The next morning we were lucky to pick up other green cycle lanes as we crossed into the valleys SW. of Toulouse. Amazing to see Red Kites following the farmers harvester, mouse-hunting? We spend a morning sight-seeing in the attractive town of Cazeres. It is Saturday market, so nicely buzzing. We were so hungry after our Pyrennean travels that we consumed a whole cooked chicken & family portion of sauteed potatoes from the market! We end this evening cycling up a very steep drive to a wooded campsite just short of Pamiers. We sit on the verendah of a nearby empty chalet, using their table to study maps, & watch the sunset.

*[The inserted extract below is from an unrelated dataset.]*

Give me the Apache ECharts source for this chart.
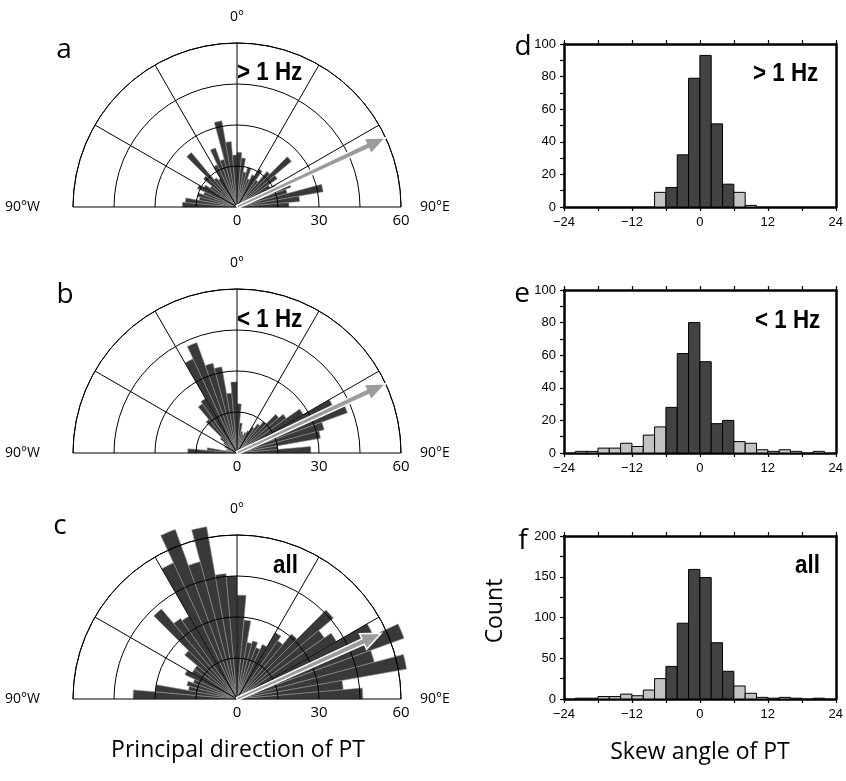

By lunchtime the next day, we have reached the Canal du Midi towpath at Bram, to cycle to Carcassonne. It is a bit bumpy in places (similar to the Kennet & Avon) but nice to be away from the cars. We meet 3 young touring cyclists (1 Brit, 2 French) who are heading to the Municipal Campsite. As they have directions, we are happy to follow them to this well-placed facility with a view of the Medieval Cité. There are 2 other pairs of touring cyclists on the site. We book in for 2 nights to sightsee Carcassonne (& do the blog!)

We have now pedalled 1,386 miles from Nerja with only 1 puncture! Next heading E. across southern France in the direction of Montpellier & Avignon. We have been in France for a full week, but are still saying "hola" & "gracias"!